Can You Survive Vaginal CancerOropharyngeal cancers: Most of these cancers, which develop in the throat (usually the tonsils or the back of the tongue), are caused by HPV (70% of those in the United States). The number of new cases is increasing each year, and oropharyngeal cancers are now the most common HPV-related cancer in the United States. Learn more about trends in diagnosis and survival rates of oral cavity and pharynx cancer.
Anal cancer: Over 90% of anal cancers are caused by HPV. The number of new cases and deaths from anal cancer are increasing each year. Anal cancer is nearly twice as common in women as in men. Learn more about anal cancer statistics.
Penile cancer: Most penile cancers (over 60%) are caused by HPV. Learn about the importance of getting recommended treatments for penile cancer, a rare type of cancer.
Vaginal cancer: Most vaginal cancers (75%) are caused by HPV. Learn about symptoms of, and treatment for, vaginal cancer, a rare type of cancer.
Vulvar cancer: Most vulvar cancers (70%) are caused by HPV. Learn about new cases and death rates from vulvar cancer, a rare type of cancer.

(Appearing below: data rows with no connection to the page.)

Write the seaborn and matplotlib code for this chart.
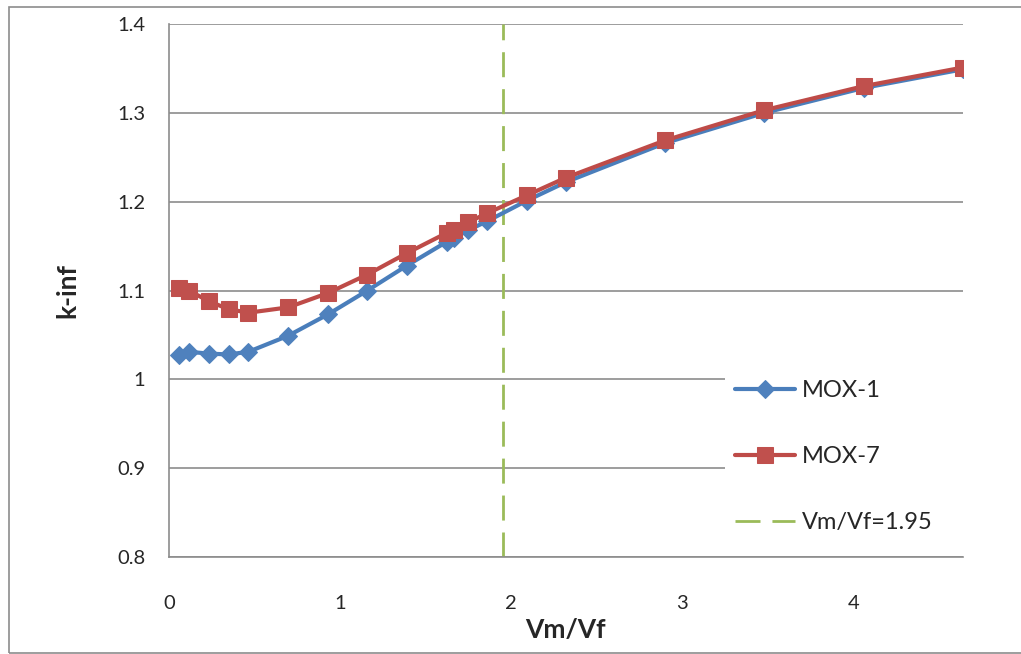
import matplotlib.pyplot as plt
import matplotlib.patches as mpatches
from matplotlib.ticker import FuncFormatter
import seaborn as sns

# values
vm_vf = [0.058, 0.116, 0.232, 0.348, 0.464, 0.696, 0.928, 1.16, 1.39, 1.625,
         1.665, 1.75, 1.86, 2.09, 2.32, 2.90, 3.48, 4.06, 4.64]
mox1 = [1.027, 1.031, 1.029, 1.028, 1.031, 1.049, 1.073, 1.100, 1.128, 1.155,
        1.159, 1.168, 1.178, 1.201, 1.222, 1.266, 1.300, 1.328, 1.349]
mox7 = [1.103, 1.100, 1.088, 1.079, 1.075, 1.081, 1.097, 1.118, 1.142, 1.165,
        1.168, 1.177, 1.187, 1.207, 1.227, 1.269, 1.303, 1.330, 1.351]
vline_x = 1.95
x_ticks = [0, 1, 2, 3, 4]
y_ticks = [0.8, 0.9, 1.0, 1.1, 1.2, 1.3, 1.4]

sns.set_style('white')
plt.rcParams['font.family'] = ['Lato', 'DejaVu Sans']

fig = plt.figure(figsize=(10.21, 6.54), dpi=100)
ax = fig.add_axes([0.1655, 0.1483, 0.7775, 0.815])

# outer chart border
fig.patches.append(mpatches.Rectangle((9 / 1021, 1 - 653 / 654), 1.1, (653 - 7) / 654,
                                      transform=fig.transFigure, fill=False,
                                      edgecolor='#8c8c8c', linewidth=1.2))

sns.lineplot(x=vm_vf, y=mox1, ax=ax, color='#4A7EBB', linewidth=3, marker='D',
             markersize=9, markerfacecolor='#4F81BD', markeredgecolor='#4F81BD',
             label='MOX-1', zorder=3)
sns.lineplot(x=vm_vf, y=mox7, ax=ax, color='#BE4B48', linewidth=3, marker='s',
             markersize=11, markerfacecolor='#C0504D', markeredgecolor='#C0504D',
             label='MOX-7', zorder=4)
ax.axvline(vline_x, color='#9BBB59', linewidth=2, dashes=(9, 4.3),
           label='Vm/Vf=1.95', zorder=2)

ax.set_xlim(0, 4.64)
ax.set_ylim(0.8, 1.4)
ax.set_xticks(x_ticks)
ax.set_yticks(y_ticks)
ax.yaxis.set_major_formatter(FuncFormatter(lambda v, p: f'{v:g}'))
ax.grid(axis='y', color='#8c8c8c', linewidth=1.2)
ax.grid(axis='x', visible=False)
for side in ['top', 'right']:
    ax.spines[side].set_visible(False)
for side in ['left', 'bottom']:
    ax.spines[side].set_color('#8c8c8c')
    ax.spines[side].set_linewidth(1.2)
ax.tick_params(axis='both', direction='out', length=6, width=1.2, color='#8c8c8c',
               labelsize=14.5)
ax.tick_params(axis='y', pad=11)
ax.tick_params(axis='x', pad=21)

ax.set_xlabel('Vm/Vf', fontsize=19, fontweight='bold', labelpad=5)
ax.set_ylabel('k-inf', fontsize=19, fontweight='bold', labelpad=27)

# white legend area hides the gridlines behind it
ax.add_patch(mpatches.Rectangle((0.70, 0.03), 0.30, 0.34, transform=ax.transAxes,
                                facecolor='white', edgecolor='none', zorder=4.5))
leg = ax.legend(loc='upper left', bbox_to_anchor=(0.713, 0.332), fontsize=17,
                frameon=False, handlelength=2.55, labelspacing=1.9, borderpad=0,
                handletextpad=0.3, borderaxespad=0)
leg.set_zorder(5)

plt.savefig('out.png', dpi=100)
plt.close()
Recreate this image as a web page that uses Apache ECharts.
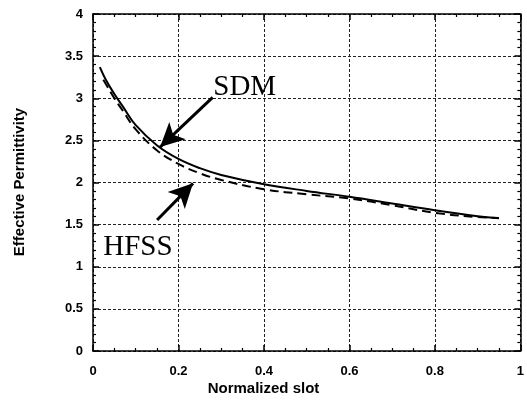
<!DOCTYPE html>
<html><head><meta charset="utf-8">
<script src="https://cdn.jsdelivr.net/npm/echarts@6/dist/echarts.min.js"></script>
<style>html,body{margin:0;padding:0;background:#fff}#c{width:527px;height:410px}</style>
</head><body><div id="c"></div>
<script>
const sdmX = [0.016,0.03,0.05,0.07,0.1,0.15,0.2,0.25,0.3,0.4,0.5,0.6,0.7,0.8,0.9,0.95];
const sdmY = [3.37,3.22,3.05,2.90,2.68,2.44,2.28,2.17,2.09,1.98,1.90,1.83,1.75,1.67,1.60,1.575];
const hfssX = [0.024,0.03,0.05,0.07,0.1,0.15,0.2,0.25,0.3,0.4,0.5,0.6,0.7,0.8,0.9,0.95];
const hfssY = [3.22,3.17,3.0,2.85,2.63,2.38,2.22,2.11,2.03,1.92,1.86,1.81,1.73,1.64,1.59,1.58];
const xTicks = ['0','0.2','0.4','0.6','0.8','1'];
const yTicks = ['0','0.5','1','1.5','2','2.5','3','3.5','4'];
const xTitle = 'Normalized slot';
const yTitle = 'Effective Permittivity';
const sdmLabel = {text:'SDM', at:[0.355, 3.13]};
const hfssLabel = {text:'HFSS', at:[0.105, 1.23]};
const sdmArrow = [[0.28,3.01],[0.157,2.42]];
const hfssArrow = [[0.15,1.555],[0.234,1.99]];

const zip = (xs, ys) => xs.map((x,i)=>[x, ys[i]]);
function mkAxis(kind, pos, main) {
  const isX = kind === 'x';
  return {
    type:'value', position:pos,
    min:0, max: isX ? 1 : 4, interval: isX ? 0.2 : 0.5,
    axisLine:{show:true, onZero:false, lineStyle:{color:'#000', width:1.5}},
    axisTick:{show:true, inside:true, length:6, lineStyle:{color:'#000', width:1.5}},
    minorTick:{show:true, splitNumber: isX ? 4 : 5, length:3, lineStyle:{color:'#000', width:1.2}},
    splitLine: main ? {show:true, lineStyle:{color:'#222', type:[3,2], width:1}} : {show:false},
    axisLabel: main ? {show:true, fontFamily:'Liberation Sans, Arial', fontWeight:'bold', fontSize:13, color:'#000',
      margin: isX ? 14 : 10,
      formatter: isX ? (v=>xTicks[Math.round(v/0.2)]) : (v=>yTicks[Math.round(v/0.5)])} : {show:false}
  };
}
const chart = echarts.init(document.getElementById('c'));
chart.setOption({
  animation:false,
  grid:{left:93, right:6, top:14, bottom:59},
  xAxis:[mkAxis('x','bottom',true), mkAxis('x','top',false)],
  yAxis:[mkAxis('y','left',true), mkAxis('y','right',false)],
  graphic:[
    {type:'text', left:'center', x:0, top:381, style:{text:xTitle, font:'bold 15px "Liberation Sans", Arial', fill:'#000'},
     position:[0,0]},
    {type:'text', x:20, y:182, rotation:Math.PI/2, style:{text:yTitle, font:'bold 15px "Liberation Sans", Arial', fill:'#000', align:'center', verticalAlign:'middle'}}
  ],
  series:[
    {type:'line', name:'SDM', data:zip(sdmX,sdmY), smooth:0.4, symbol:'none',
     lineStyle:{color:'#000', width:2},
     markLine:{silent:true, symbol:['none','arrow'], symbolSize:[18,24],
       lineStyle:{color:'#000', width:3, type:'solid'}, label:{show:false},
       data:[[{coord:sdmArrow[0]},{coord:sdmArrow[1]}],[{coord:hfssArrow[0]},{coord:hfssArrow[1]}]]},
     markPoint:{silent:true, symbol:'circle', symbolSize:0,
       label:{show:true, position:'inside', fontFamily:'Liberation Serif, Times New Roman', fontSize:29, color:'#000'},
       data:[{coord:sdmLabel.at, value:sdmLabel.text, label:{formatter:sdmLabel.text}},
             {coord:hfssLabel.at, value:hfssLabel.text, label:{formatter:hfssLabel.text}}]}},
    {type:'line', name:'HFSS', data:zip(hfssX,hfssY), smooth:0.4, symbol:'none',
     lineStyle:{color:'#000', width:2, type:[9,5]}}
  ]
});
</script></body></html>
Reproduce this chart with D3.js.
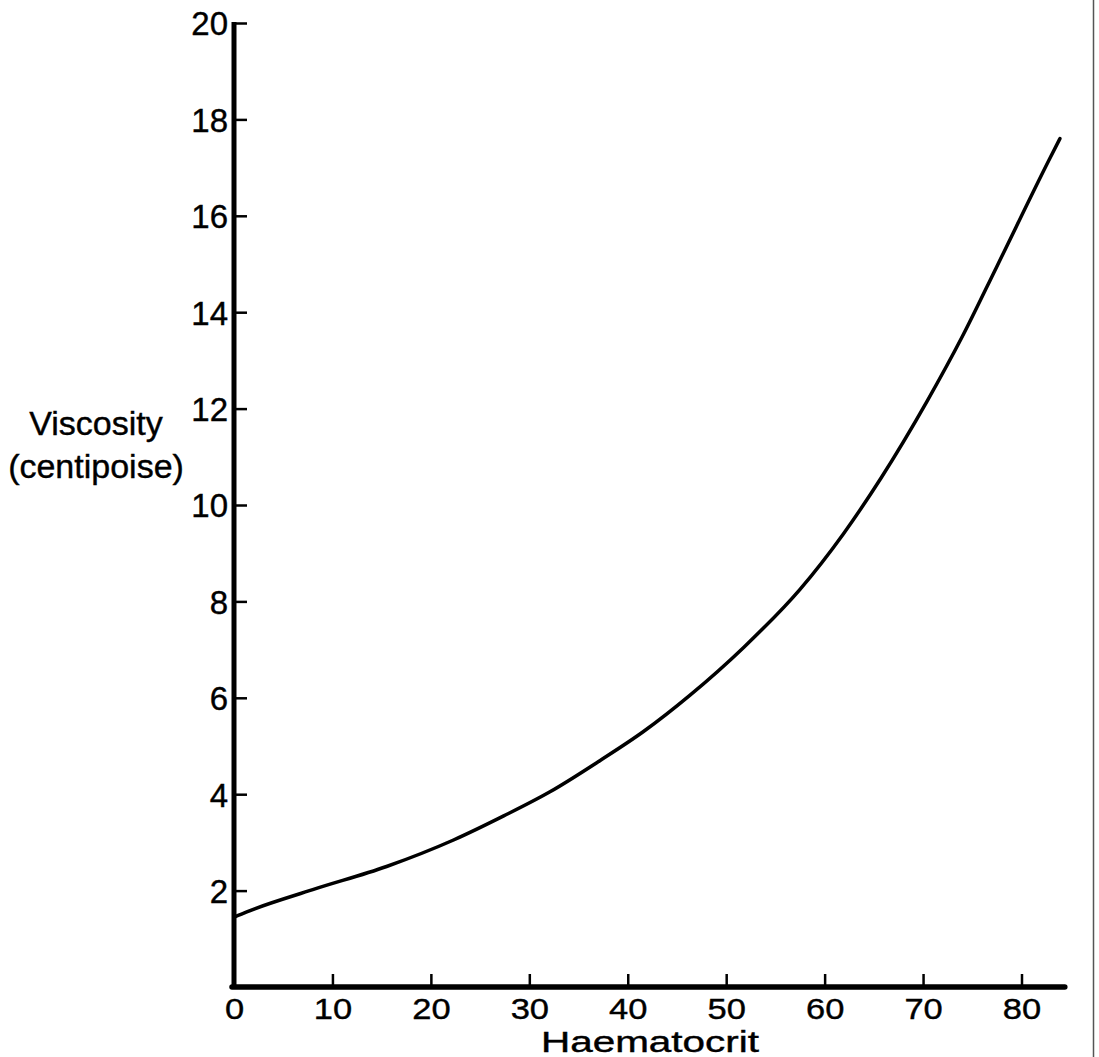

In the United States, high-risk HPVs cause 3% of all cancers in women and 2% of all cancers in men. Each year, there are about 45,000 new cases of cancer in parts of the body where HPV is often found, and HPV is estimated to cause about 36,000 of these, according to the Centers for Disease Control (CDC).
Worldwide, the burden of HPV-related cancers is much greater. High-risk HPVs cause about 5% of all cancers worldwide, with an estimated 570,000 women and 60,000 men getting an HPV-related cancer each year. Cervical cancer is among the most common cancers and a leading cause of cancer-related deaths in low- and middle-income countries, where screening tests and treatment of early cervical cell changes are not readily available.
HPV infection passes easily between sexual partners. It can be transmitted through any intimate skin-to-skin contact, including vaginal–penile sex, penile–anal sex, penile–oral sex, vaginal–oral sex, and use of sex toys or other objects. Condoms and dental dams can lower the chance of HPV transmission but do not prevent it completely.
Infection with high-risk HPV does not usually cause symptoms. The precancerous cell changes caused by a persistent HPV infection at the cervix rarely cause symptoms, which is why regular cervical cancer screening is important. Precancerous lesions at other sites in the body may cause symptoms like itching or bleeding. And if an HPV infection develops into cancer, the cancer may cause symptoms like bleeding, pain, or swollen glands. Learn more about signs and symptoms of cervical, vaginal, vulvar, penile, anal, and oropharyngeal cancers.
The HPV vaccine Gardasil 9® protects against infection from nine HPV types: the two low-risk HPV types that cause most genital warts, plus the seven high-risk HPV types that cause most HPV-related cancers.
HPV vaccination is recommended by the Centers for Disease Control and Prevention (CDC)’s Advisory Committee on Immunizations Practices (ACIP) to prevent new HPV infections and HPV-associated cancers and other diseases.